Don't blame America for the thousands of Cubans who have been arrested, detained and imprisoned by Castro for peacefully protesting the regime. Last month alone, the Cuban Commission for Human Rights documented 1,141 political arrests by the Castro regime, on top of 1,447 in January — that's after we forfeited U.S. leverage.

And don't blame America because Joanne Chesimard — convicted killer of New Jersey State Trooper, Werner Foerster — lives free on the island our President just visited. As the U.S. opens tourism flights to the island, N.J. State Police Superintendent Colonel Rick Fuentes and Trooper Foerster's family remain waiting for the day we can bring Chesimard to justice here at home.

The Obama Administration negotiated a deal with the Castros, but no amount of unilateral concessions from the U.S. will move Raul Castro to honor the basic human rights of the Cubans his government exploits. I understand the desire to build a legacy, but there is a central issue of freedom and democracy that has not been addressed. 

We know how to do this right. Before President Obama ever traveled to Burma — a country with notorious human rights abuses and with which this administration began to engage — the U.S. first demanded, and received, real action by the Burmese to address their human rights record.
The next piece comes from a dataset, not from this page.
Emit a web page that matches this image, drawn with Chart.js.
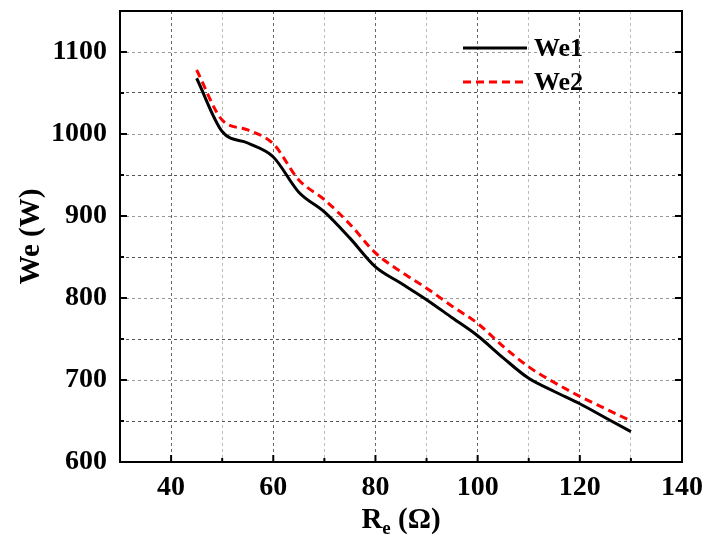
<!DOCTYPE html>
<html>
<head>
<meta charset="utf-8">
<script src="https://cdn.jsdelivr.net/npm/chart.js@4/dist/chart.umd.min.js"></script>
<style>
  html, body { margin: 0; padding: 0; background: #fff; }
  #wrap { width: 705px; height: 537px; }
</style>
</head>
<body>
<div id="wrap"><canvas id="myChart" width="705" height="537"></canvas></div>
<script>
// resistance values (ohm)
var re = [45, 50, 55, 60, 65, 70, 75, 80, 85, 90, 95, 100, 105, 110, 115, 120, 125, 130];
var we1 = [1068, 1003, 989, 972, 929, 905, 873, 838, 818, 798, 776, 754, 727, 702, 686, 671, 654, 637];
var we2 = [1078, 1017, 1005, 988, 944, 920, 890, 855, 832, 812, 790, 769, 741, 716, 697, 680, 665, 650];
var xTicks = [40, 60, 80, 100, 120, 140];
var yTicks = [600, 700, 800, 900, 1000, 1100];

var FONT = '"Liberation Serif", "Times New Roman", serif';

// frame, inward ticks, legend and x title
var decor = {
    id: 'decor',
    afterDraw: function(chart) {
        var c = chart.ctx, a = chart.chartArea;
        var x = chart.scales.x, y = chart.scales.y;
        c.save();
        c.strokeStyle = '#000';
        c.lineWidth = 2;
        c.strokeRect(a.left, a.top, a.right - a.left, a.bottom - a.top);

        for (var v = 40; v <= 130; v += 10) {
            var px = x.getPixelForValue(v);
            var len = v % 20 === 0 ? 7 : 4;
            c.beginPath();
            c.moveTo(px, a.bottom);
            c.lineTo(px, a.bottom - len);
            c.stroke();
        }
        for (var w = 650; w <= 1100; w += 50) {
            var py = y.getPixelForValue(w);
            var l2 = w % 100 === 0 ? 7 : 4;
            c.beginPath();
            c.moveTo(a.left, py); c.lineTo(a.left + l2, py);
            c.moveTo(a.right, py); c.lineTo(a.right - l2, py);
            c.stroke();
        }

        // legend
        var ds = chart.data.datasets;
        c.font = 'bold 26px ' + FONT;
        c.textBaseline = 'middle';
        c.textAlign = 'left';
        for (var i = 0; i < ds.length; i++) {
            var ly = 48 + i * 34;
            c.strokeStyle = ds[i].borderColor;
            c.lineWidth = 3;
            c.setLineDash(ds[i].borderDash || []);
            c.beginPath();
            c.moveTo(463, ly);
            c.lineTo(527, ly);
            c.stroke();
            c.setLineDash([]);
            c.fillStyle = '#000';
            c.fillText(ds[i].label, 534, ly + 1);
        }

        // x title with subscript
        var cx = (a.left + a.right) / 2, ty = 528;
        c.textBaseline = 'alphabetic';
        c.font = 'bold 29px ' + FONT;
        var wR = c.measureText('R').width;
        var wRest = c.measureText(' (\u03A9)').width;
        c.font = 'bold 19px ' + FONT;
        var wE = c.measureText('e').width;
        var sx = cx - (wR + wE + wRest) / 2;
        c.font = 'bold 29px ' + FONT;
        c.fillText('R', sx, ty);
        c.fillText(' (\u03A9)', sx + wR + wE, ty);
        c.font = 'bold 19px ' + FONT;
        c.fillText('e', sx + wR, ty + 6);
        c.restore();
    }
};

var ctx = document.getElementById('myChart').getContext('2d');
var myChart = new Chart(ctx, {
    type: 'line',
    data: {
        datasets: [{
                label: 'We1',
                data: re.map((r, i) => ({ x: r, y: we1[i] })),
                borderColor: '#000000',
                borderWidth: 3,
                pointRadius: 0,
                cubicInterpolationMode: 'monotone'
            },
            {
                label: 'We2',
                data: re.map((r, i) => ({ x: r, y: we2[i] })),
                borderColor: '#ff0000',
                borderWidth: 3,
                borderDash: [8, 5],
                pointRadius: 0,
                cubicInterpolationMode: 'monotone'
            }
        ]
    },
    options: {
        responsive: false,
        animation: false,
        layout: { padding: { left: 0, top: 11, right: 23, bottom: 0 } },
        plugins: { legend: { display: false }, tooltip: { enabled: false } },
        scales: {
            x: {
                type: 'linear',
                min: 30,
                max: 140,
                afterFit: function(s) {
                    s.height = 75;
                    s.paddingLeft = 0;
                    s.paddingRight = 0;
                },
                afterBuildTicks: function(s) {
                    var t = [];
                    for (var v = 30; v <= 140; v += 10) t.push({ value: v });
                    s.ticks = t;
                },
                grid: {
                    drawTicks: false,
                    lineWidth: 1,
                    color: function(c) { return c.tick.value % 20 === 0 ? '#666' : '#bbb'; }
                },
                border: { display: false, dash: [3, 3] },
                ticks: {
                    padding: 9,
                    color: '#000',
                    maxRotation: 0,
                    font: { family: FONT, size: 28, weight: 'bold' },
                    callback: function(v) { return xTicks.indexOf(v) >= 0 ? v : ''; }
                }
            },
            y: {
                min: 600,
                max: 1150,
                afterFit: function(s) {
                    s.width = 120;
                    s.paddingTop = 0;
                    s.paddingBottom = 0;
                },
                afterBuildTicks: function(s) {
                    var t = [];
                    for (var v = 600; v <= 1150; v += 50) t.push({ value: v });
                    s.ticks = t;
                },
                grid: {
                    drawTicks: false,
                    lineWidth: 1,
                    color: function(c) { return c.tick.value % 100 === 0 ? '#999' : '#555'; }
                },
                border: { display: false, dash: [3, 3] },
                title: {
                    display: true,
                    text: 'We (W)',
                    color: '#000',
                    padding: { top: 14, bottom: 0 },
                    font: { family: FONT, size: 29, weight: 'bold' }
                },
                ticks: {
                    padding: 13,
                    color: '#000',
                    font: { family: FONT, size: 28, weight: 'bold' },
                    callback: function(v) { return yTicks.indexOf(v) >= 0 ? v : ''; }
                }
            }
        }
    },
    plugins: [decor]
});
</script>
</body>
</html>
To be sure, the Burmese government agreed to meet nearly a dozen benchmarks as part of this "action for action" engagement, including granting the Red Cross access to prisons, establishing a U.N. High Commissioner for Human Rights Office, release of political prisoners, and other material steps. It's a work in progress. But unlike the case of Cuba, there is work and there is progress.

What is clear right now to those of us who have been close observers, is that the dictatorship of the Castros — and not the voice of democracy — has triumphed. Blaming the United States for the Cuban people's woes is misplaced. It is the regime that profoundly controls every aspect of the Cuban political and economic system and it is the regime which will use sanctions relief and new-found proceeds only to fortify its repressive systems of control, rather than passing them along to everyday Cubans.

Unless the Castros are compelled to change the way they govern the island and the way they exploit its people, no victory can be claimed. The Castro Regime will remain the sole beneficiary of any one-sided policy changes by the United States.

I have spent my entire career fighting the injustice of the oppressed island nation my parents fled from years ago. And, in fact, I would love nothing more than to be able to go to Cuba, to trace my roots, and to witness true democratic change. But I am realistic — changes to U.S. policy without corresponding changes from the Castros have only pushed that dream farther away.